最近、“現役バリバリ”で活躍している80歳以上の女性が目立ちます。「人生100年時代」ともいわれる今、年を重ねるほどに輝く秘訣は何なのか。そこで、世の女性たちに「生きる指針」を示し続けてきた作家・下重暁子さん(81)に、50代のうちにすべきことについて聞きました。
【“生涯現役”は50代の生き方で決まります】
私は子どものころ、体も弱く、母親から過保護に育てられました。「暁子命」の母が何事につけて世話をしようとするのが嫌で、中学生のときには、
「あなたの生き方は間違ってる!」
そう言って、母を糾弾したこともありました。その母が81歳で亡くなったのが私が51歳のとき。振り返ると、私の50代は、母の手のひらからようやく逃れられたのと同時に、自立して生きる覚悟ができた時期でもありました。
いまや、人生100年の時代。そう考えると、50歳というのは、やっと半分。前の半生が土台作りの時代としたら、あとの半生は、思い描いていた自分の人生を花開かせるとき、といえます。
私自身は50歳を前に、仕事でもプライベートでも、あえて「しんどいことを始めよう」と決めました。それまでの経験や技能をもとに、新たな挑戦を試みたのです。
仕事では、ノンフィクションの取材を始めました。自分の足で現場を歩き、けっして嘘は書けない世界に挑みたかった。実際、3年をかけて書いたのが、最後の瞽女といわれた小林ハルさんの生涯を追った『鋼の女』(講談社)です。
プライベートでは、幼いころから憧れていたクラシックバレエとオペラを習い始めました。
50代になると、みなさん、自分のこと以外でも、大きな変化が生じます。子どもに頼らない生き方については、拙著『家族という病』(幻冬舎)にも書きました。期待とは、夫や子どもにではなく、自分にするもの。
夫との関係も、男性は定年などを意識し始める時期。私の連れ合いも、まさに50歳でテレビ局を辞めて独立しましたが、まもなく大病して、お互いをいかに知らなかったかに気付きました。以来、タイミングが合えば、映画や音楽会などに誘っています。
ただし、夫婦でも一人の生活を大切にするのも、この時期からは必要なこと。

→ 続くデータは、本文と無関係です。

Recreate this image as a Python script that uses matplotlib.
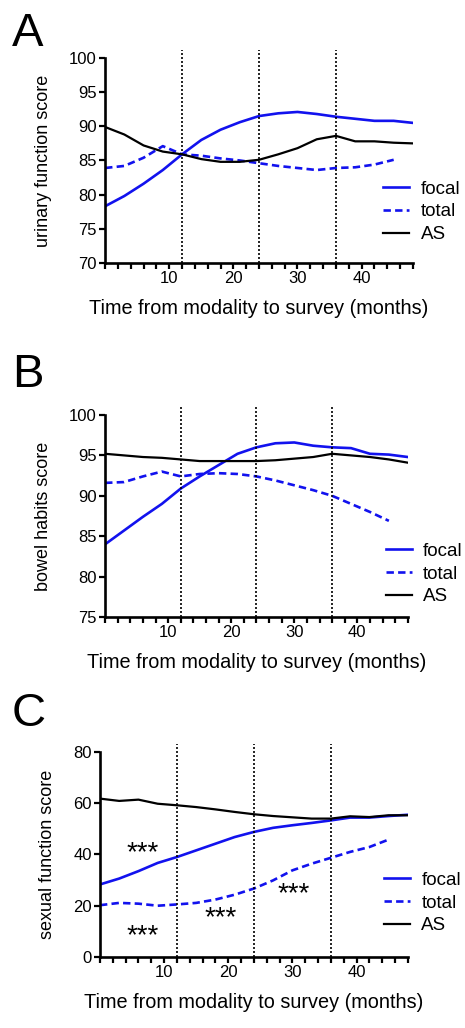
import matplotlib
matplotlib.use("Agg")
import matplotlib.pyplot as plt
import numpy as np

plt.rcParams['font.family'] = ['Liberation Sans', 'DejaVu Sans']

# months sampled for every curve
months = [0, 3, 6, 9, 12, 15, 18, 21, 24, 27, 30, 33, 36, 39, 42, 45, 48]
months_total = months[:-1]  # total series stops at 45 months

# panel A: urinary function
urin_focal = [78.3, 79.8, 81.6, 83.6, 85.9, 88.0, 89.5, 90.6, 91.5, 91.9, 92.1, 91.8, 91.4, 91.1, 90.8, 90.8, 90.5]
urin_total = [83.9, 84.2, 85.4, 87.1, 85.9, 85.7, 85.3, 85.0, 84.6, 84.2, 83.9, 83.6, 83.9, 84.0, 84.4, 85.1]
urin_as = [89.9, 88.8, 87.2, 86.3, 85.9, 85.2, 84.8, 84.8, 85.1, 85.9, 86.8, 88.1, 88.6, 87.8, 87.8, 87.6, 87.5]

# panel B: bowel habits
bowel_focal = [84.0, 85.7, 87.4, 89.0, 90.9, 92.4, 93.8, 95.2, 96.0, 96.5, 96.6, 96.2, 96.0, 95.9, 95.2, 95.1, 94.8]
bowel_total = [91.6, 91.7, 92.4, 93.0, 92.4, 92.7, 92.8, 92.7, 92.4, 91.9, 91.3, 90.7, 90.0, 89.0, 88.0, 86.9]
bowel_as = [95.2, 95.0, 94.8, 94.7, 94.5, 94.3, 94.3, 94.3, 94.3, 94.4, 94.6, 94.8, 95.2, 95.0, 94.8, 94.5, 94.1]

# panel C: sexual function
sex_focal = [28.3, 30.6, 33.5, 36.7, 39.0, 41.6, 44.2, 46.8, 48.8, 50.4, 51.4, 52.3, 53.3, 54.4, 54.4, 55.0, 55.5]
sex_total = [20.2, 21.1, 20.8, 20.0, 20.5, 21.1, 22.4, 24.3, 26.7, 29.9, 33.8, 36.4, 38.7, 41.0, 42.9, 45.8]
sex_as = [61.8, 60.9, 61.4, 59.8, 59.2, 58.5, 57.6, 56.6, 55.7, 55.0, 54.5, 54.0, 54.0, 54.9, 54.6, 55.3, 55.3]

# significance marks in panel C (month, score)
star_x = [6.7, 6.7, 18.8, 30.2]
star_y = [40.5, 8.0, 15.0, 24.3]

cutoffs = [12, 24, 36]
blue = '#1212ee'

panels = [
    dict(letter='A', ylabel='urinary function score', ylim=(70, 100), yticks=np.arange(70, 101, 5),
         focal=urin_focal, total=urin_total, AS=urin_as,
         rect=[0.226, 0.7442, 0.662, 0.1994], leg=(0.903, 0.249), letter_y=0.988),
    dict(letter='B', ylabel='bowel habits score', ylim=(75, 100), yticks=np.arange(75, 101, 5),
         focal=bowel_focal, total=bowel_total, AS=bowel_as,
         rect=[0.226, 0.3998, 0.651, 0.1965], leg=(0.927, 0.213), letter_y=0.657),
    dict(letter='C', ylabel='sexual function score', ylim=(0, 80), yticks=np.arange(0, 81, 20),
         focal=sex_focal, total=sex_total, AS=sex_as,
         rect=[0.215, 0.0691, 0.662, 0.1994], leg=(0.922, 0.263), letter_y=0.327),
]

fig = plt.figure(figsize=(4.65, 10.28), dpi=100)

for p in panels:
    ax = fig.add_axes(p['rect'])
    ax.plot(months, p['focal'], color=blue, lw=1.9, label='focal')
    ax.plot(months_total, p['total'], color=blue, lw=1.9, dashes=(2.8, 1.6), label='total')
    ax.plot(months, p['AS'], color='black', lw=1.6, label='AS')
    for c in cutoffs:
        ax.axvline(c, ymin=0, ymax=1.04, color='black', lw=1.2, ls=(0, (1.2, 1.2)), clip_on=False)

    ax.set_xlim(0, 48)
    ax.set_ylim(*p['ylim'])
    ax.set_xticks([10, 20, 30, 40])
    ax.set_xticks(np.arange(0, 49, 2), minor=True)
    ax.set_yticks(p['yticks'])
    for s in ['top', 'right']:
        ax.spines[s].set_visible(False)
    for s in ['left', 'bottom']:
        ax.spines[s].set_linewidth(1.9)
    ax.tick_params(which='both', direction='out', length=4, width=1.6, labelsize=12, pad=2)
    ax.set_xlabel('Time from modality to survey (months)', fontsize=14.3, labelpad=9)
    ax.set_ylabel(p['ylabel'], fontsize=13, labelpad=12)

    ax.legend(loc='center left', bbox_to_anchor=p['leg'], frameon=False, fontsize=13.5,
              handlelength=1.4, handletextpad=0.6, labelspacing=0.3, borderpad=0, borderaxespad=0)

    fig.text(0.025, p['letter_y'], p['letter'], fontsize=34, ha='left', va='top')

# stars for panel C
axc = fig.axes[-1]
for sx, sy in zip(star_x, star_y):
    axc.text(sx, sy, '***', fontsize=20, ha='center', va='center')

fig.savefig('out.png', dpi=100)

私もこのころに連れ合いとは寝室も別にして、夜は自分の時間を楽しんでいます。
人との付き合いも、さまざまな違いが生じているもの。特に同性の友人との間では比較は禁物。違うからこそ個性があり、あなたが生きている意味があるのです。
そして、親の介護。私のまわりでも、本当に苦労されている方が多いです。
しかし、自分自身を振り返ってもわかるのですが、私たちは、夫や子ども同様、父母のことを、どれだけ知っていたでしょうか。そう考えると、介護も、知らない相手を知る時間と捉えれば、少しは苦労も受け入れやすくなるはず。
家族はもちろん、それ以上に知るのが難しいのが自分自身。そこで大切なのが、自分との対話。つまり、孤独とは一人の時間ではなく、自分と対面する時間。その準備は50代とはいわず、もう子どものころからするべきと思います。
私自身、『家族という病』が世間に広く受け入れていただき、もともとの希望だった書くことの楽しさにやっとたどり着いたのが79歳でした。
そう思うと、50代で気付けた人は、本当にラッキーなんです。あきらめず、自分の意志をしっかり持ち続けて、残りの半生を存分にチャレンジしながら生きてください。